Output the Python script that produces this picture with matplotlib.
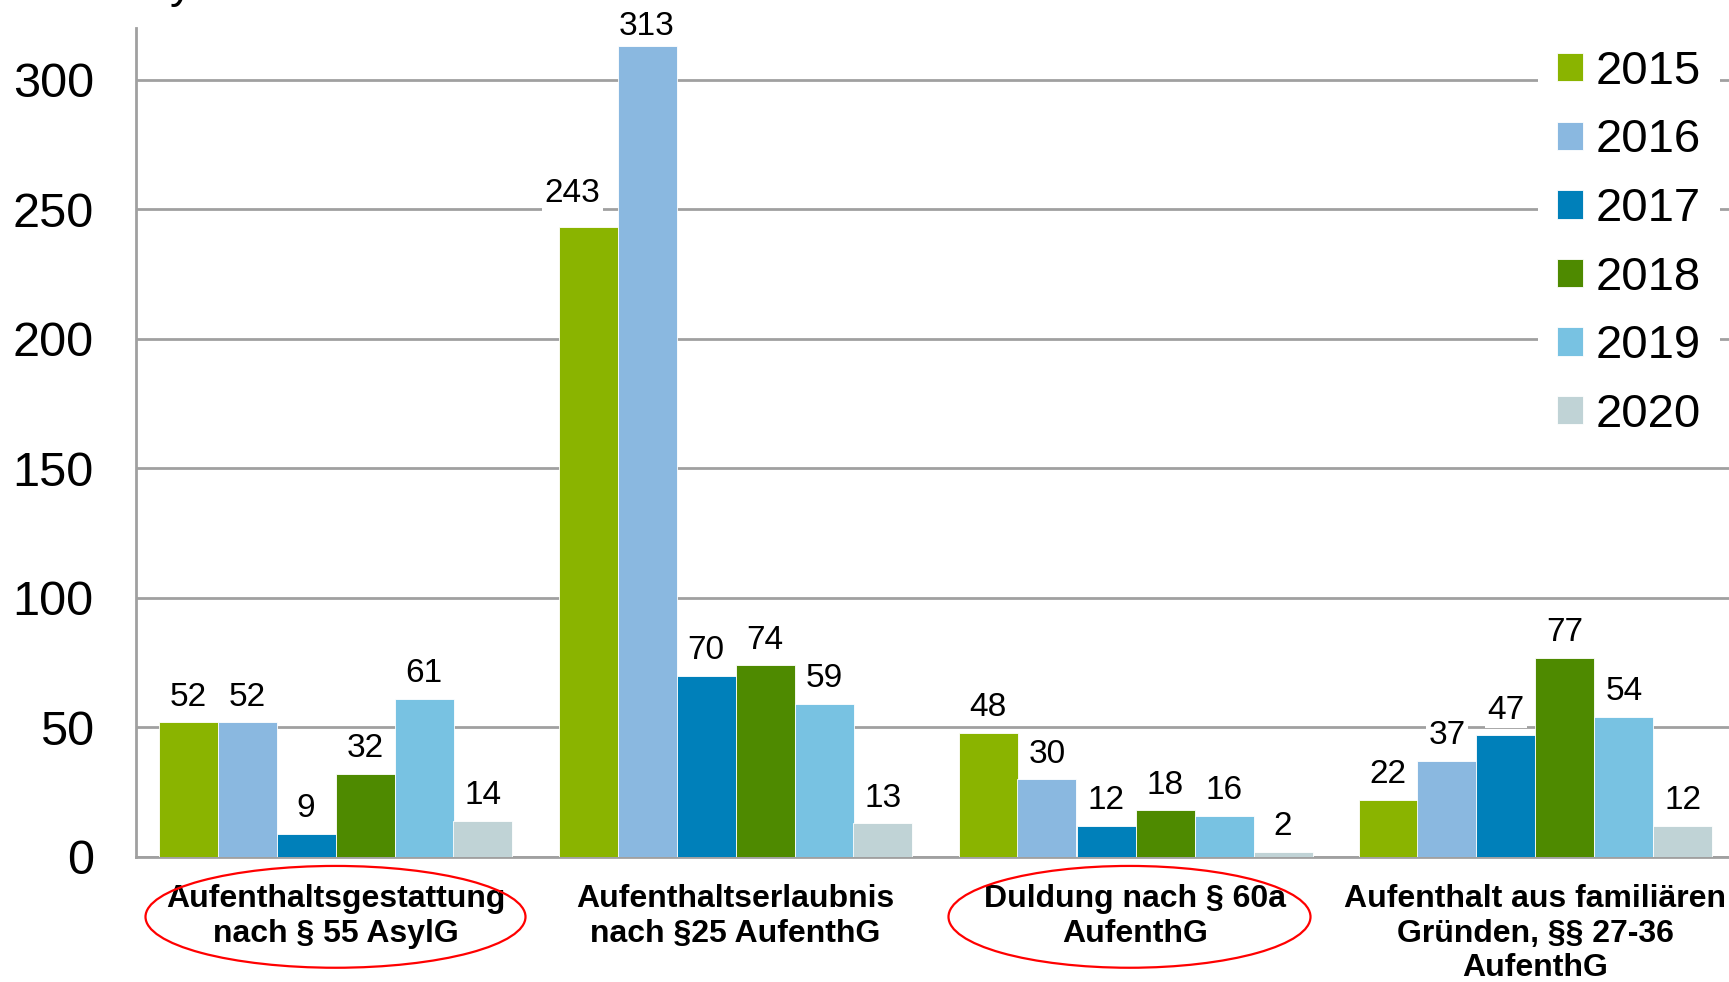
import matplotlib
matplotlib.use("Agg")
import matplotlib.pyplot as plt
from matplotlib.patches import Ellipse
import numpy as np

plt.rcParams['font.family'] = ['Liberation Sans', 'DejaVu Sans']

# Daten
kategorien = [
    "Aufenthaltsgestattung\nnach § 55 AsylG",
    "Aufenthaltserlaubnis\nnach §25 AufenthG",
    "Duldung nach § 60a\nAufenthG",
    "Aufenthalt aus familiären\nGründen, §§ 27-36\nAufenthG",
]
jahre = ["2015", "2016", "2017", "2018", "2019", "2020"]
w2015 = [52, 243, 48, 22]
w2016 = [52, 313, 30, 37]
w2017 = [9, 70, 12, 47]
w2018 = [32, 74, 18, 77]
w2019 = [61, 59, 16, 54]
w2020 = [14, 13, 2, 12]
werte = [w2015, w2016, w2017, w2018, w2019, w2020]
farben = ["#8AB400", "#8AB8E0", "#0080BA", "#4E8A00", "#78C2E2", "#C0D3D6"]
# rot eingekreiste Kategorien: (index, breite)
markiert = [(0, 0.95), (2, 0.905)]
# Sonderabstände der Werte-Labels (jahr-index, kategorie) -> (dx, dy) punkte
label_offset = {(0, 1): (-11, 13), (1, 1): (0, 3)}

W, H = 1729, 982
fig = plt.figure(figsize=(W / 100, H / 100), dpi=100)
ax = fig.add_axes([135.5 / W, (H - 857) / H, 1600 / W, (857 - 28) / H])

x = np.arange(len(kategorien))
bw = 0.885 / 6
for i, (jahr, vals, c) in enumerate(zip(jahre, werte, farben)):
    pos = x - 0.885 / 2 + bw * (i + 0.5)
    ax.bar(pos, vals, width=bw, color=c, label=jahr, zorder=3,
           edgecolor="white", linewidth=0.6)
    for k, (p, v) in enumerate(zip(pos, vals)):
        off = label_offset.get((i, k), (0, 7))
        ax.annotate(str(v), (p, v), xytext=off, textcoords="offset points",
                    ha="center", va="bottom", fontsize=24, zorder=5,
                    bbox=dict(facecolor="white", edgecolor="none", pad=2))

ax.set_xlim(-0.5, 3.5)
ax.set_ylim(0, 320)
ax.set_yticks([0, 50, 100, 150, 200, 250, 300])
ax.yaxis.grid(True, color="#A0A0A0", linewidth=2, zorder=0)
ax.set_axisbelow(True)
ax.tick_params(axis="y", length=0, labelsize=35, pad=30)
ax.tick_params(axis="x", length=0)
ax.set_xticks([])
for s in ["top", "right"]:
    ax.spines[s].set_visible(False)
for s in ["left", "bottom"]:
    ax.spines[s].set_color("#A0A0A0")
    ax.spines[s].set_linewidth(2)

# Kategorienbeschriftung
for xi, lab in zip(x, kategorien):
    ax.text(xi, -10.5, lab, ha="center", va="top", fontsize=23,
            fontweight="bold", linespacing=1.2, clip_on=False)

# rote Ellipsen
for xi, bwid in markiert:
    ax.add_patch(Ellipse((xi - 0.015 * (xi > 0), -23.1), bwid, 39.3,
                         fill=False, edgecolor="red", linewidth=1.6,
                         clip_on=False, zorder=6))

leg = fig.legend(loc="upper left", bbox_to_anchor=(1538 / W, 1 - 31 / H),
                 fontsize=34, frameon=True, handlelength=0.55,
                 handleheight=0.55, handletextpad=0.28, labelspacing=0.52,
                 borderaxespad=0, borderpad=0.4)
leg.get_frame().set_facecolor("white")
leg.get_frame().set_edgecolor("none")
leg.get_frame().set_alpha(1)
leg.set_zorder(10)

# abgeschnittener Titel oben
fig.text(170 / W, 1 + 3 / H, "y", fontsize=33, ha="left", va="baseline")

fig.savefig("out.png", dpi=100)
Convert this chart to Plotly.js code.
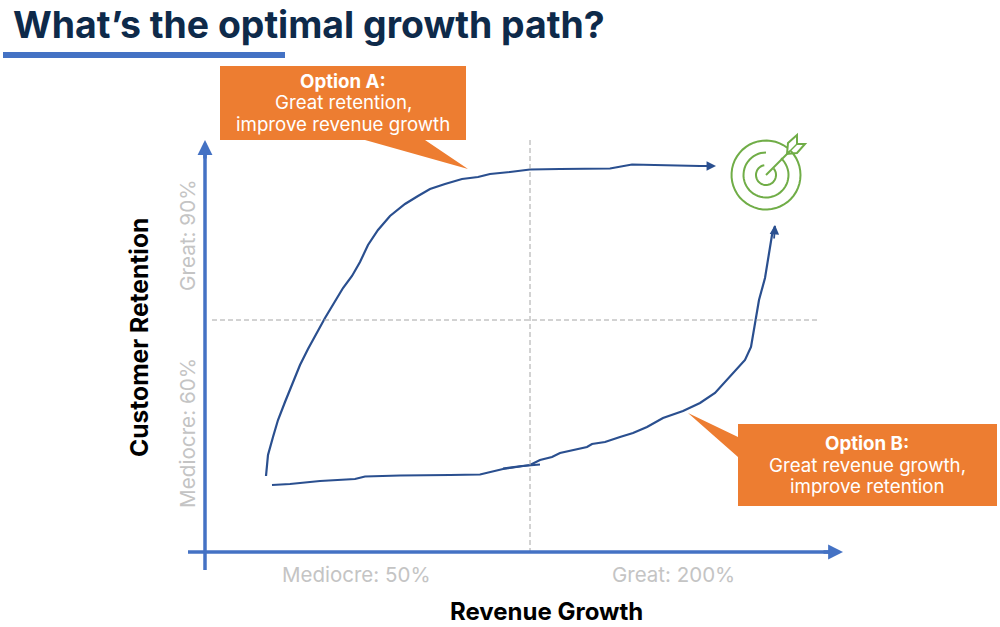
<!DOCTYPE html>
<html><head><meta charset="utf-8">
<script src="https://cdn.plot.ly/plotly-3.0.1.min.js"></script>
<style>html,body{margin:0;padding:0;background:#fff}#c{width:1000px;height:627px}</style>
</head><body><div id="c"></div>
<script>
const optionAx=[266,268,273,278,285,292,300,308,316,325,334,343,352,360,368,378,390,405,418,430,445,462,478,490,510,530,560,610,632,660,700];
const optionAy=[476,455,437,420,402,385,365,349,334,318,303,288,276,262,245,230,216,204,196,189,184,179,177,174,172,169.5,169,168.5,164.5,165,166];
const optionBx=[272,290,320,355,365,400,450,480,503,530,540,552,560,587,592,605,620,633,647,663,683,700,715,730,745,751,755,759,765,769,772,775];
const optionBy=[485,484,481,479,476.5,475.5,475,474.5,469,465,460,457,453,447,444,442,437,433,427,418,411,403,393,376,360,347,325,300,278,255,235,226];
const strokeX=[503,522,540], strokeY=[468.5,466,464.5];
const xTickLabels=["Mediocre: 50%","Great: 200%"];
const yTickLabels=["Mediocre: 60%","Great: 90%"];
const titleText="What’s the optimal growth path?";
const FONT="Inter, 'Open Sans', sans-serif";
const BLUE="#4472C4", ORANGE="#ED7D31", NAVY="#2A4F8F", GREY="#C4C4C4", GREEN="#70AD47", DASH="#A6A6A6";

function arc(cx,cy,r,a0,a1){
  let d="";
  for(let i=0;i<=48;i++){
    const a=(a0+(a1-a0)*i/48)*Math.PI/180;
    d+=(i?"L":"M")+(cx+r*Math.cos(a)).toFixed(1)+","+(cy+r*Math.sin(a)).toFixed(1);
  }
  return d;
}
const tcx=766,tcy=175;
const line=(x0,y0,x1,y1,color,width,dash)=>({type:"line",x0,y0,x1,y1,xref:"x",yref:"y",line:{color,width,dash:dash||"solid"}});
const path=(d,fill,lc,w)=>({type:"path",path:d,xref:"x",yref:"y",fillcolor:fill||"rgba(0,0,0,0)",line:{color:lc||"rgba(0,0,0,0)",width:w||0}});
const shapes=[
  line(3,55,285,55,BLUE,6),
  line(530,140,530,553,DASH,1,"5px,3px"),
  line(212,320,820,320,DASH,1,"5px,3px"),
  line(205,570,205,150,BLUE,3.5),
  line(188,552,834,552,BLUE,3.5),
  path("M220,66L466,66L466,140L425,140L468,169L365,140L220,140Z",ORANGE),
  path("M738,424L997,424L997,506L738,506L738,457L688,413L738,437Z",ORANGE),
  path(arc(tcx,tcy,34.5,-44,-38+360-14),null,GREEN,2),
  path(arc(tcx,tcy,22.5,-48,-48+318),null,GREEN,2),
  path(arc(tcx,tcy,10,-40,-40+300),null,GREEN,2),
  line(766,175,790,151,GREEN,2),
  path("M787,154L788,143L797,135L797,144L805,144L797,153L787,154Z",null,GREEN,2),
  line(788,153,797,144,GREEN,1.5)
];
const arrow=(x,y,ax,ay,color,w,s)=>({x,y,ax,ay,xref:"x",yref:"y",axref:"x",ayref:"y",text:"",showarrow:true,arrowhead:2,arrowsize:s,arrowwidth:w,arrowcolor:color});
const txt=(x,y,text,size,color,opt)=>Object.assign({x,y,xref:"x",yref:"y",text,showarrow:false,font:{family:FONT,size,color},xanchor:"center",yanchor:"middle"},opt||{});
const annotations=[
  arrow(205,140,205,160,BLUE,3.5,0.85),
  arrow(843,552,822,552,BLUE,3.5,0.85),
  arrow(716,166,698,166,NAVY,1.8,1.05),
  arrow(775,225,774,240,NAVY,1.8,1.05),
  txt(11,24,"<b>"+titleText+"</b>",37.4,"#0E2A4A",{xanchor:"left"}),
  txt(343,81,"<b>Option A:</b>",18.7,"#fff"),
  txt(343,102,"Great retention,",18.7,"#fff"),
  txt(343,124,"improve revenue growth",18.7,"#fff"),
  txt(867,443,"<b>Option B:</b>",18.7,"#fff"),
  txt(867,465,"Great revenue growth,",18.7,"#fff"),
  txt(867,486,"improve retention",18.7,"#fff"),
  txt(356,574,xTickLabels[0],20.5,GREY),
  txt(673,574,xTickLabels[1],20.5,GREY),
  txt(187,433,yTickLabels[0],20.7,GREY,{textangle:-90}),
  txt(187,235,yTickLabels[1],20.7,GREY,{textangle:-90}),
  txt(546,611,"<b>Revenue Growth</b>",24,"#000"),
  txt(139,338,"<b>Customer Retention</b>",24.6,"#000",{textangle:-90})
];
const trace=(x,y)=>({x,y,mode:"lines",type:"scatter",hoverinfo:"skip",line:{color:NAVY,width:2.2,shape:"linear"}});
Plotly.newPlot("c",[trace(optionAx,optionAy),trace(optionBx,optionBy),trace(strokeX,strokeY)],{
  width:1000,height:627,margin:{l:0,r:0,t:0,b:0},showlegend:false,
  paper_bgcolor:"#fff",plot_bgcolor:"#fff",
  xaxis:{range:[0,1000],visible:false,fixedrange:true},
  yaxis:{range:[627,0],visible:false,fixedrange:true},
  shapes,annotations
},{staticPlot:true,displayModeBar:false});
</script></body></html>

····················

Return only the lines running from the top of the data to the line that holds "ax = fig.add_axes([135.5". Include both of those lines, but skip the pictures.

Output the Python script that produces this picture with matplotlib.
import matplotlib
matplotlib.use("Agg")
import matplotlib.pyplot as plt
from matplotlib.patches import Ellipse
import numpy as np

plt.rcParams['font.family'] = ['Liberation Sans', 'DejaVu Sans']

# Daten
kategorien = [
    "Aufenthaltsgestattung\nnach § 55 AsylG",
    "Aufenthaltserlaubnis\nnach §25 AufenthG",
    "Duldung nach § 60a\nAufenthG",
    "Aufenthalt aus familiären\nGründen, §§ 27-36\nAufenthG",
]
jahre = ["2015", "2016", "2017", "2018", "2019", "2020"]
w2015 = [52, 243, 48, 22]
w2016 = [52, 313, 30, 37]
w2017 = [9, 70, 12, 47]
w2018 = [32, 74, 18, 77]
w2019 = [61, 59, 16, 54]
w2020 = [14, 13, 2, 12]
werte = [w2015, w2016, w2017, w2018, w2019, w2020]
farben = ["#8AB400", "#8AB8E0", "#0080BA", "#4E8A00", "#78C2E2", "#C0D3D6"]
# rot eingekreiste Kategorien: (index, breite)
markiert = [(0, 0.95), (2, 0.905)]
# Sonderabstände der Werte-Labels (jahr-index, kategorie) -> (dx, dy) punkte
label_offset = {(0, 1): (-11, 13), (1, 1): (0, 3)}

W, H = 1729, 982
fig = plt.figure(figsize=(W / 100, H / 100), dpi=100)
ax = fig.add_axes([135.5 / W, (H - 857) / H, 1600 / W, (857 - 28) / H])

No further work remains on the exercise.